Quando nos esvaziamos do ego e do pensamento e intuímos a experiência diretamente, descobrimos nosso próprio eu profundo e a natureza da realidade em si, sem adornos teóricos, suposições, significados ou propósitos. Nishida frequentemente chama esse contato com nossa própria realidade profunda e com a atividade unificadora do universo de "Deus", lembrando que sua noção de Deus não é a noção "extremamente infantil" que muitos têm, mas sim uma experiência direta de uma unidade interior e exterior. Podemos experimentar a unidade fundamental dentro de nós, portanto, Deus está dentro de nós. Deus é transcendente e imanente: "Porque Deus é não-coisa, não há lugar onde Deus não esteja, e nenhum lugar onde Deus não atue."
Pelo menos na Investigation, Nishida, através da experiência pura, descobre um caminho para um encontro com a realidade que, para ele, é último e fundamental. Sem dúvida, agora é óbvio para o leitor que a única prova que Nishida tem para essa passagem da experiência pura para uma visão da realidade última é a experiência dela. No entanto, se Nishida estiver correto, qualquer um pode verificar essa afirmação, mas apenas obtendo a experiência por si mesmo.
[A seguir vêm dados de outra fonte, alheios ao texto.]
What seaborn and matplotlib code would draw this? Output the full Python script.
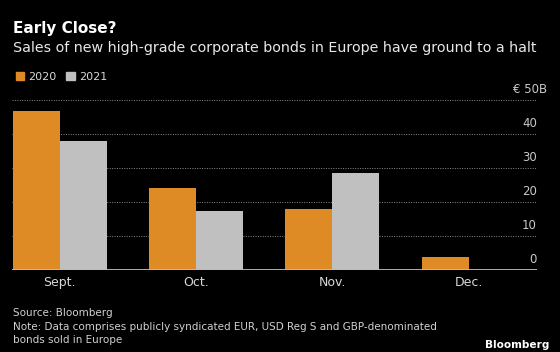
import numpy as np
import pandas as pd
import seaborn as sns
import matplotlib.pyplot as plt
from matplotlib.patches import Patch
import matplotlib.transforms as mtransforms

# Datos del gráfico
months = ["Sept.", "Oct.", "Nov.", "Dec."]
sales_2020 = [46.8, 24.0, 17.8, 3.9]
sales_2021 = [37.9, 17.4, 28.4, 0.0]
years = ["2020", "2021"]
y_ticks = [0, 10, 20, 30, 40, 50]
y_labels = ["0", "10", "20", "30", "40", "€ 50B"]

df = pd.DataFrame({
    "month": months * 2,
    "year": [years[0]] * 4 + [years[1]] * 4,
    "value": sales_2020 + sales_2021,
})

orange = "#DE8A25"
grey = "#C0C0C0"
palette = {"2020": orange, "2021": grey}

sns.set_style("dark")
plt.rcParams["font.family"] = ["DejaVu Sans"]

fig = plt.figure(figsize=(5.6, 3.52), dpi=100, facecolor="black")
ax = fig.add_axes([12 / 560, 82 / 352, 525 / 560, 170 / 352])
ax.set_facecolor("black")

sns.barplot(data=df, x="month", y="value", hue="year", palette=palette,
            width=0.69, saturation=1, legend=False, ax=ax, zorder=3,
            linewidth=0, edgecolor="none")

ax.set_xlim(-0.35, 3.5)
ax.set_ylim(0, 50)
ax.set_xlabel("")
ax.set_ylabel("")
for s in ax.spines.values():
    s.set_visible(False)

# Rejilla punteada
ax.set_yticks(y_ticks)
ax.yaxis.grid(True, color="#8c8c8c", linestyle=(0, (1, 1.5)), linewidth=0.7, zorder=1)
ax.xaxis.grid(False)
ax.tick_params(axis="y", left=False, labelleft=False)
ax.axhline(0, color="#bdbdbd", linewidth=1.3, zorder=4)

# Etiquetas del eje y encima de las líneas
trans = mtransforms.blended_transform_factory(ax.transAxes, ax.transData)
off = mtransforms.ScaledTranslation(0, 3 / 72, fig.dpi_scale_trans)
for v, lab in zip(y_ticks, y_labels):
    xr = 1.0 if v != 50 else 1.02
    ax.text(xr, v, lab, transform=trans + off, ha="right", va="bottom",
            color="#c8c8c8", fontsize=8.5)

ax.tick_params(axis="x", length=0, colors="#d8d8d8", labelsize=9, pad=4)

# Títulos
fig.text(13 / 560, 1 - 29 / 352, "Early Close?", color="white", fontsize=11,
         fontweight="bold", va="center")
fig.text(13 / 560, 1 - 48 / 352,
         "Sales of new high-grade corporate bonds in Europe have ground to a halt",
         color="#e8e8e8", fontsize=10.3, va="center")

# Leyenda
handles = [Patch(color=palette[y], label=y) for y in years]
fig.legend(handles=handles, loc="center left", bbox_to_anchor=(6 / 560, 1 - 77 / 352),
           ncol=2, frameon=False, fontsize=8, labelcolor="#d8d8d8",
           handlelength=0.75, handleheight=0.75, handletextpad=0.35, columnspacing=0.9)

# Notas
note_color = "#d0d0d0"
fig.text(13 / 560, 1 - 313 / 352, "Source: Bloomberg", color=note_color, fontsize=7.5, va="center")
fig.text(13 / 560, 1 - 326.5 / 352,
         "Note: Data comprises publicly syndicated EUR, USD Reg S and GBP-denominated",
         color=note_color, fontsize=7.5, va="center")
fig.text(13 / 560, 1 - 340 / 352, "bonds sold in Europe", color=note_color, fontsize=7.5, va="center")
fig.text(549 / 560, 1 - 345 / 352, "Bloomberg", color="white", fontsize=7.6,
         fontweight="bold", ha="right", va="center")

fig.savefig("out.png", dpi=100, facecolor="black")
A jornada exigida é semelhante ao treinamento zen: um silenciar da mente tagarela, como através de alguma forma de meditação, e um abandono do ego e da consciência comum. Então, como D. T. Suzuki sugeriu em uma entrevista, movendo suas mãos para cima a partir do abdômen, algo surge. Como amigo e colega de Nishida por toda a vida, sem dúvida Suzuki chamaria esse algo de "experiência pura", ou "Deus", ou "nada absoluto".